== GIVEN INFORMATION

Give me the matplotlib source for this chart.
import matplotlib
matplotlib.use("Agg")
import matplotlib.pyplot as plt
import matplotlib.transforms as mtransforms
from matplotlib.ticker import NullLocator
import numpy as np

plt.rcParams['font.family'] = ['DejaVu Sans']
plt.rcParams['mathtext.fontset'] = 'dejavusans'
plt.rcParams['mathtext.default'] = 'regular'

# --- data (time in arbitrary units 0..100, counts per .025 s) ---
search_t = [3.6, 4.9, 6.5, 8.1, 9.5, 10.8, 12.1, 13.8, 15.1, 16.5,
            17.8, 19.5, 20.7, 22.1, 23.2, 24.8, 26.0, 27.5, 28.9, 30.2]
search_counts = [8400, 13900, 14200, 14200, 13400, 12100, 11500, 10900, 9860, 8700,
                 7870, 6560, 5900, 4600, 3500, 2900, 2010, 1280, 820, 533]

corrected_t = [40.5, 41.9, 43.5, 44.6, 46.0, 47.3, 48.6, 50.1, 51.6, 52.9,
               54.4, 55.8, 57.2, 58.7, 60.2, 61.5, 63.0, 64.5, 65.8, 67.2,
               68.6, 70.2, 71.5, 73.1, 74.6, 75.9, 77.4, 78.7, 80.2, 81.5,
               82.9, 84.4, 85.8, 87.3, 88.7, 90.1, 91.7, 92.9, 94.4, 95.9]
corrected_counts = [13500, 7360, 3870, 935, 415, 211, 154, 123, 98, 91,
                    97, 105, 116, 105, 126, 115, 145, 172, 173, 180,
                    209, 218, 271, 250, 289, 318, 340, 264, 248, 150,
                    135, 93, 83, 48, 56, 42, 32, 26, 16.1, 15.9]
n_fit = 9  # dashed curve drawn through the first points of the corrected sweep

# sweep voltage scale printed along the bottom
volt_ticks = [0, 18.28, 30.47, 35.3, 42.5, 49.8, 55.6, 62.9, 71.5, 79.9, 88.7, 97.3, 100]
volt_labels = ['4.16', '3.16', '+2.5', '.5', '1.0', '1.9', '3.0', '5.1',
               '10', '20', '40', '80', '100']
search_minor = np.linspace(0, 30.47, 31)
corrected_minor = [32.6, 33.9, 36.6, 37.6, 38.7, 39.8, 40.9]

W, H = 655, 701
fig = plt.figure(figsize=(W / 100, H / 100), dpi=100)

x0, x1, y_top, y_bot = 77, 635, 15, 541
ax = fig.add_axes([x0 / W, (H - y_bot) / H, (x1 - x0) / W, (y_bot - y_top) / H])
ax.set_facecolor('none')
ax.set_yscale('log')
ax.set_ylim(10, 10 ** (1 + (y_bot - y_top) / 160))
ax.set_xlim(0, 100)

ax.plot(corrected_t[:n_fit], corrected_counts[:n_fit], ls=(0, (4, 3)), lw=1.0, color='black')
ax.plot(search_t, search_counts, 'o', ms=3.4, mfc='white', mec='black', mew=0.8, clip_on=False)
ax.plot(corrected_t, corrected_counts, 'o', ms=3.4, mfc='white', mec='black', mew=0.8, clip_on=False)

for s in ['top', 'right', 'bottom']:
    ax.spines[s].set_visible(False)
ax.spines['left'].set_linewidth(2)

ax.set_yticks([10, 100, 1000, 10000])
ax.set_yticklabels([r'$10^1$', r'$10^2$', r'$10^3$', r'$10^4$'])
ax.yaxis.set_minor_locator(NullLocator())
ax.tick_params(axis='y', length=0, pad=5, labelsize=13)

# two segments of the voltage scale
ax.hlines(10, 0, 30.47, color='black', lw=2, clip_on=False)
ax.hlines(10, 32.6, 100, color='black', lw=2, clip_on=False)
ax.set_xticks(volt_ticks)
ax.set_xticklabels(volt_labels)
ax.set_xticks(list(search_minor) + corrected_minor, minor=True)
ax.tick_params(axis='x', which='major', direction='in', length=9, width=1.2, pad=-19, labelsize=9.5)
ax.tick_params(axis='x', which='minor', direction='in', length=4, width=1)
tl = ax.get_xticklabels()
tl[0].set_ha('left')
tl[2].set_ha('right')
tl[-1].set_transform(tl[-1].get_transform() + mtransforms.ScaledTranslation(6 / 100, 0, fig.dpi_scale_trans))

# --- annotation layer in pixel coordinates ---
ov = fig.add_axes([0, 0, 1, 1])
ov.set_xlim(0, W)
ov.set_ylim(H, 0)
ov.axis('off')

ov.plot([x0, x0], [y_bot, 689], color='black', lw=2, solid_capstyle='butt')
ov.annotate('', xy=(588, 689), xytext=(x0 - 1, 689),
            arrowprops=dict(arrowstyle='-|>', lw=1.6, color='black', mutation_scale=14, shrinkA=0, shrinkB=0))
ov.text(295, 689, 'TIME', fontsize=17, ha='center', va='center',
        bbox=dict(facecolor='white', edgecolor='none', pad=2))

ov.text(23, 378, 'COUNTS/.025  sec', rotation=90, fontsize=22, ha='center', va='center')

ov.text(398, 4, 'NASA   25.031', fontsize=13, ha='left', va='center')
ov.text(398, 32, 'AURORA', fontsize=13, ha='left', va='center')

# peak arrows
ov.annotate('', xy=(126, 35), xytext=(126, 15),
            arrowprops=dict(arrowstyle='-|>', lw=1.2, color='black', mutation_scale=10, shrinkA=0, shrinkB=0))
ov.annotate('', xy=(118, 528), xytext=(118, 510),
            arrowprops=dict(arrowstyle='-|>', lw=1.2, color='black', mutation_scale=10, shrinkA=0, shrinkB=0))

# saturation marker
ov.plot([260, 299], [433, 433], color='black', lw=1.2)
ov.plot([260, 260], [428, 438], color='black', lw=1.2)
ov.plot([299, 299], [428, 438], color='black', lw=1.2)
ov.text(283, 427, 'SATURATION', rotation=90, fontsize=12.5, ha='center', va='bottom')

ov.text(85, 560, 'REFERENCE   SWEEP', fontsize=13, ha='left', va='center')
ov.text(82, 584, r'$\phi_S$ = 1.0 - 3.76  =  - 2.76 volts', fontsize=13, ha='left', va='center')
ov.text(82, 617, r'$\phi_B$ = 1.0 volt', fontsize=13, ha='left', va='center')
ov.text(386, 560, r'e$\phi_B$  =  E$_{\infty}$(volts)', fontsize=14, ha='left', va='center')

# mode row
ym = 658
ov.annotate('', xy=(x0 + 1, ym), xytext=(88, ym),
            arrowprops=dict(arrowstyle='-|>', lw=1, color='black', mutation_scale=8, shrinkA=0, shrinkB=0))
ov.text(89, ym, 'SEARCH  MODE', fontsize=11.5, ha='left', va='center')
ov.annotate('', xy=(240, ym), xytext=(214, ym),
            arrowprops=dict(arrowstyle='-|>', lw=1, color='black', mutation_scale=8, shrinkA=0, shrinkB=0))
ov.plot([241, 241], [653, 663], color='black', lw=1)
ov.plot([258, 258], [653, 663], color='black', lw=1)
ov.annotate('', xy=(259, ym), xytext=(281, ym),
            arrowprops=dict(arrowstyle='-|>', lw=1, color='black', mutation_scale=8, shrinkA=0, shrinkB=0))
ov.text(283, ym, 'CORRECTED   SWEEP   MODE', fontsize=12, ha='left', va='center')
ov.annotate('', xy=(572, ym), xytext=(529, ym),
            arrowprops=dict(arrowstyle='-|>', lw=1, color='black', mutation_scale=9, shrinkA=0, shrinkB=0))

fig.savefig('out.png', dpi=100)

====

● **OBJECTIVE**: Retype the material in full. Each word must match.

● **COMPLETED TASK**:
Give me the matplotlib source for this chart.
import matplotlib
matplotlib.use("Agg")
import matplotlib.pyplot as plt
import matplotlib.transforms as mtransforms
from matplotlib.ticker import NullLocator
import numpy as np

plt.rcParams['font.family'] = ['DejaVu Sans']
plt.rcParams['mathtext.fontset'] = 'dejavusans'
plt.rcParams['mathtext.default'] = 'regular'

# --- data (time in arbitrary units 0..100, counts per .025 s) ---
search_t = [3.6, 4.9, 6.5, 8.1, 9.5, 10.8, 12.1, 13.8, 15.1, 16.5,
            17.8, 19.5, 20.7, 22.1, 23.2, 24.8, 26.0, 27.5, 28.9, 30.2]
search_counts = [8400, 13900, 14200, 14200, 13400, 12100, 11500, 10900, 9860, 8700,
                 7870, 6560, 5900, 4600, 3500, 2900, 2010, 1280, 820, 533]

corrected_t = [40.5, 41.9, 43.5, 44.6, 46.0, 47.3, 48.6, 50.1, 51.6, 52.9,
               54.4, 55.8, 57.2, 58.7, 60.2, 61.5, 63.0, 64.5, 65.8, 67.2,
               68.6, 70.2, 71.5, 73.1, 74.6, 75.9, 77.4, 78.7, 80.2, 81.5,
               82.9, 84.4, 85.8, 87.3, 88.7, 90.1, 91.7, 92.9, 94.4, 95.9]
corrected_counts = [13500, 7360, 3870, 935, 415, 211, 154, 123, 98, 91,
                    97, 105, 116, 105, 126, 115, 145, 172, 173, 180,
                    209, 218, 271, 250, 289, 318, 340, 264, 248, 150,
                    135, 93, 83, 48, 56, 42, 32, 26, 16.1, 15.9]
n_fit = 9  # dashed curve drawn through the first points of the corrected sweep

# sweep voltage scale printed along the bottom
volt_ticks = [0, 18.28, 30.47, 35.3, 42.5, 49.8, 55.6, 62.9, 71.5, 79.9, 88.7, 97.3, 100]
volt_labels = ['4.16', '3.16', '+2.5', '.5', '1.0', '1.9', '3.0', '5.1',
               '10', '20', '40', '80', '100']
search_minor = np.linspace(0, 30.47, 31)
corrected_minor = [32.6, 33.9, 36.6, 37.6, 38.7, 39.8, 40.9]

W, H = 655, 701
fig = plt.figure(figsize=(W / 100, H / 100), dpi=100)

x0, x1, y_top, y_bot = 77, 635, 15, 541
ax = fig.add_axes([x0 / W, (H - y_bot) / H, (x1 - x0) / W, (y_bot - y_top) / H])
ax.set_facecolor('none')
ax.set_yscale('log')
ax.set_ylim(10, 10 ** (1 + (y_bot - y_top) / 160))
ax.set_xlim(0, 100)

ax.plot(corrected_t[:n_fit], corrected_counts[:n_fit], ls=(0, (4, 3)), lw=1.0, color='black')
ax.plot(search_t, search_counts, 'o', ms=3.4, mfc='white', mec='black', mew=0.8, clip_on=False)
ax.plot(corrected_t, corrected_counts, 'o', ms=3.4, mfc='white', mec='black', mew=0.8, clip_on=False)

for s in ['top', 'right', 'bottom']:
    ax.spines[s].set_visible(False)
ax.spines['left'].set_linewidth(2)

ax.set_yticks([10, 100, 1000, 10000])
ax.set_yticklabels([r'$10^1$', r'$10^2$', r'$10^3$', r'$10^4$'])
ax.yaxis.set_minor_locator(NullLocator())
ax.tick_params(axis='y', length=0, pad=5, labelsize=13)

# two segments of the voltage scale
ax.hlines(10, 0, 30.47, color='black', lw=2, clip_on=False)
ax.hlines(10, 32.6, 100, color='black', lw=2, clip_on=False)
ax.set_xticks(volt_ticks)
ax.set_xticklabels(volt_labels)
ax.set_xticks(list(search_minor) + corrected_minor, minor=True)
ax.tick_params(axis='x', which='major', direction='in', length=9, width=1.2, pad=-19, labelsize=9.5)
ax.tick_params(axis='x', which='minor', direction='in', length=4, width=1)
tl = ax.get_xticklabels()
tl[0].set_ha('left')
tl[2].set_ha('right')
tl[-1].set_transform(tl[-1].get_transform() + mtransforms.ScaledTranslation(6 / 100, 0, fig.dpi_scale_trans))

# --- annotation layer in pixel coordinates ---
ov = fig.add_axes([0, 0, 1, 1])
ov.set_xlim(0, W)
ov.set_ylim(H, 0)
ov.axis('off')

ov.plot([x0, x0], [y_bot, 689], color='black', lw=2, solid_capstyle='butt')
ov.annotate('', xy=(588, 689), xytext=(x0 - 1, 689),
            arrowprops=dict(arrowstyle='-|>', lw=1.6, color='black', mutation_scale=14, shrinkA=0, shrinkB=0))
ov.text(295, 689, 'TIME', fontsize=17, ha='center', va='center',
        bbox=dict(facecolor='white', edgecolor='none', pad=2))

ov.text(23, 378, 'COUNTS/.025  sec', rotation=90, fontsize=22, ha='center', va='center')

ov.text(398, 4, 'NASA   25.031', fontsize=13, ha='left', va='center')
ov.text(398, 32, 'AURORA', fontsize=13, ha='left', va='center')

# peak arrows
ov.annotate('', xy=(126, 35), xytext=(126, 15),
            arrowprops=dict(arrowstyle='-|>', lw=1.2, color='black', mutation_scale=10, shrinkA=0, shrinkB=0))
ov.annotate('', xy=(118, 528), xytext=(118, 510),
            arrowprops=dict(arrowstyle='-|>', lw=1.2, color='black', mutation_scale=10, shrinkA=0, shrinkB=0))

# saturation marker
ov.plot([260, 299], [433, 433], color='black', lw=1.2)
ov.plot([260, 260], [428, 438], color='black', lw=1.2)
ov.plot([299, 299], [428, 438], color='black', lw=1.2)
ov.text(283, 427, 'SATURATION', rotation=90, fontsize=12.5, ha='center', va='bottom')

ov.text(85, 560, 'REFERENCE   SWEEP', fontsize=13, ha='left', va='center')
ov.text(82, 584, r'$\phi_S$ = 1.0 - 3.76  =  - 2.76 volts', fontsize=13, ha='left', va='center')
ov.text(82, 617, r'$\phi_B$ = 1.0 volt', fontsize=13, ha='left', va='center')
ov.text(386, 560, r'e$\phi_B$  =  E$_{\infty}$(volts)', fontsize=14, ha='left', va='center')

# mode row
ym = 658
ov.annotate('', xy=(x0 + 1, ym), xytext=(88, ym),
            arrowprops=dict(arrowstyle='-|>', lw=1, color='black', mutation_scale=8, shrinkA=0, shrinkB=0))
ov.text(89, ym, 'SEARCH  MODE', fontsize=11.5, ha='left', va='center')
ov.annotate('', xy=(240, ym), xytext=(214, ym),
            arrowprops=dict(arrowstyle='-|>', lw=1, color='black', mutation_scale=8, shrinkA=0, shrinkB=0))
ov.plot([241, 241], [653, 663], color='black', lw=1)
ov.plot([258, 258], [653, 663], color='black', lw=1)
ov.annotate('', xy=(259, ym), xytext=(281, ym),
            arrowprops=dict(arrowstyle='-|>', lw=1, color='black', mutation_scale=8, shrinkA=0, shrinkB=0))
ov.text(283, ym, 'CORRECTED   SWEEP   MODE', fontsize=12, ha='left', va='center')
ov.annotate('', xy=(572, ym), xytext=(529, ym),
            arrowprops=dict(arrowstyle='-|>', lw=1, color='black', mutation_scale=9, shrinkA=0, shrinkB=0))

fig.savefig('out.png', dpi=100)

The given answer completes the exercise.